Peygamberimiz Hz. Muhammed bizleri şöylece uyarmaktadır:
“Durmayın, dünya ve âhiret hayatınızı mutlu edecek güzel işler yapın. Zira önünüzde simsiyah gecelerin zifiri karanlıkları gibi fitneler olacaktır.
Bu fitneler döneminde bazı kişiler mümin olarak başladıkları günlerinin gecelerini dinden çıkarak kâfir olarak geçirecekler, kâfir olarak yaşadıkları günlerin akşamlarında Imana ereceklerdir. İşte bu kişiler, çıkarlar (mevkiler, alınacak alkışlar ve övgüler) uğruna İslâmî inanç ve yaşantılarını yağmalatacaklardır.” (Tirmizî Hn. 2196)
Peygamberimiz tarafından geleceği açıklanan fitneler, asırlardır İslâm bilginleri tarafından hayatın din dışı temeller üzerine oturtulması, haklar ve hürriyetlerin çiğnenerek ekonomik imkanların zalimce sömürülmesi gibi olumsuzluklar şeklinde algılanmıştır.
KAPKARANLIK FİTNELER DÖNEMDEYİZ?
Doğruluğuna inandığımız bu tür değerlendirmeler zaviyesinden baktığımızda fitneler döneminde yaşadığımızı söyleyebiliriz.
Sabah-akşam, gece-gündüz arası gibi çok kısa zaman süreçlerinde İslâm’la kâfirlik türleri arasında pek hızlı değişimlerin yaşanacağı fitne merkezli dönemlerin oluşum sebebi ne ola ki?
Sebep Allah’ın insanlığa son mesajlarını içeren Kur’ân’a inanılmayışı veya onun içeriğinin bilgi kaynağı olarak değerlendirilmeyişidir. Bir diğer anlatımla Kur’ân’ın ve onunla örtüşen Nebevî Sünnetin bilgi aracı olarak kabullenilmeyişidir.

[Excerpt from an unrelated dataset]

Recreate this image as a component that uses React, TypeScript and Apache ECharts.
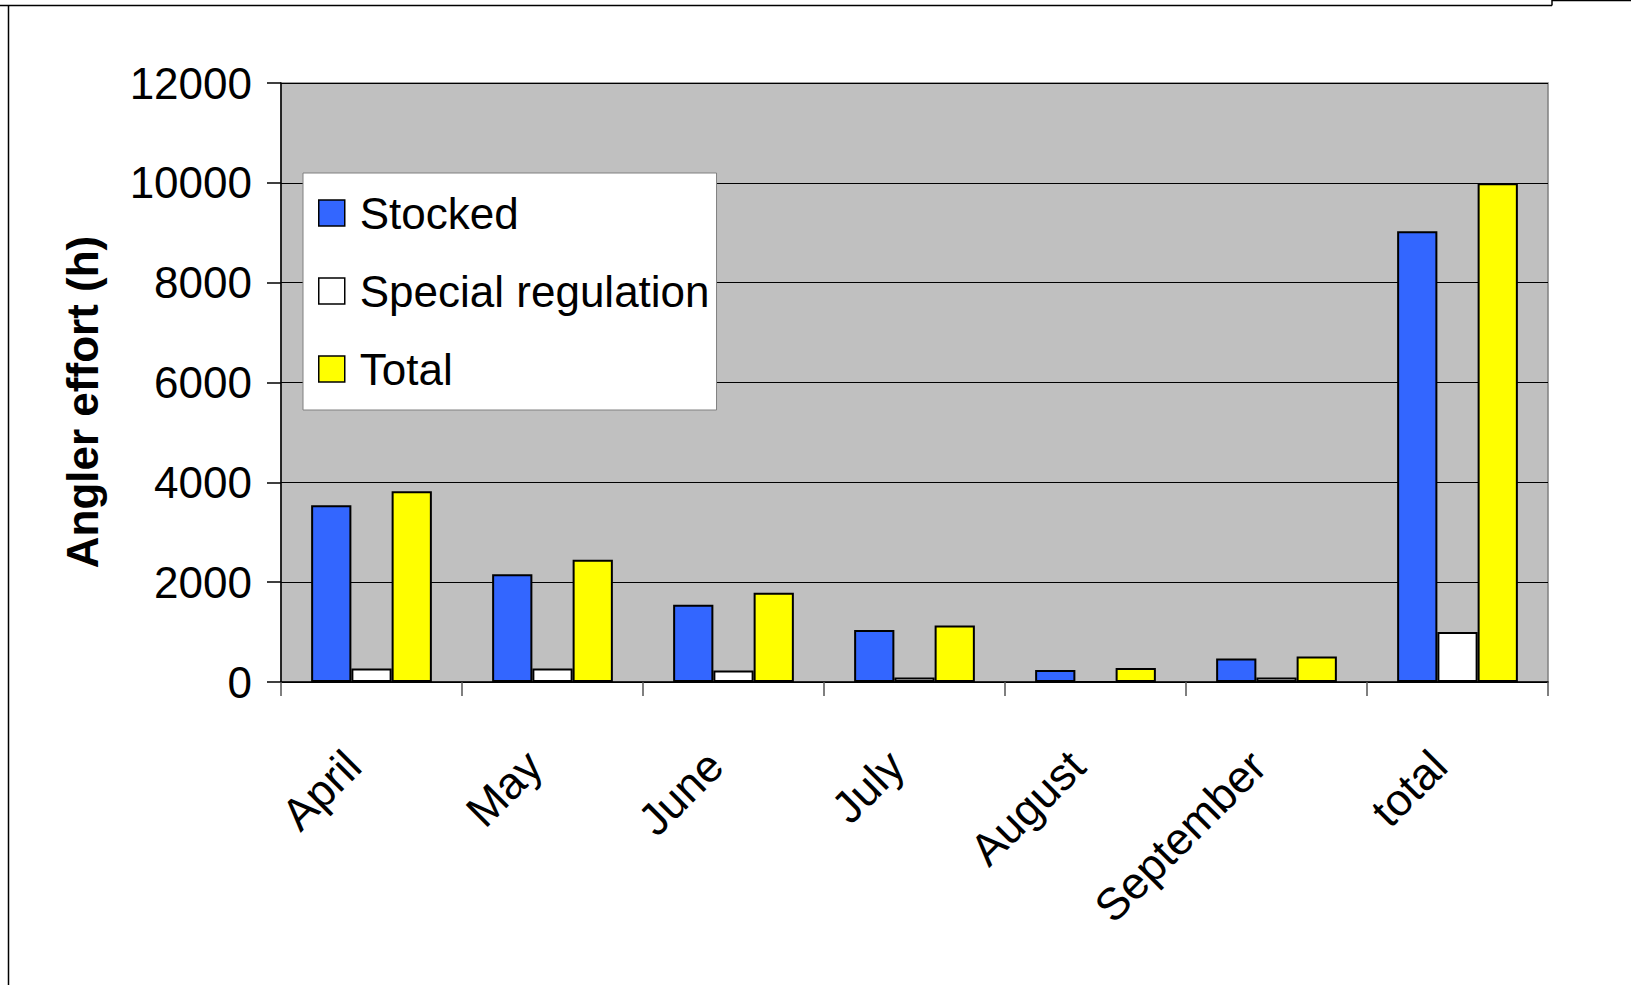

Lise veya üniversitede ders dinlerken, bir açık oturumu izlerken, bir habere yorum getirirken, İslamla ilgili bir açıklamayı yerer veya överken, bilmediğimiz konularda görüş beyan ederken İslam’dan çıkabilir, bilmeden ve amaçlamadan ebedi hayatımızı tehlikeye atabiliriz.
Bunun için bilgilenmeli ve birbirimizi uyarmalıyız.
Vahye dayalı bilgiler edinme zaruretini Peygamberimiz fitneler gerçeğini vurguladığı bir diğer hadislerinde şöylece açıklamaktadır:
“Yakında kişinin mümin olarak sabahlayıp kâfir olarak geceleyeceği fitneler oluşacaktır. Bu fitnelerden ancak Allah’ın kendilerini vahiy kaynaklı bilgilerle dirilttiği kişiler korunabilecektir.” (Min Mirkati’l -Mefatih 5/137-8)
Evet bilgi kaynaklarımız akıl, duyu organları ve vahiy yani Kur’ân ve onu örneklendiren Sünnet olmalıdır. Olmalıdır ki dünyamız yanısıra Cennetimizi de yitirmeyelim.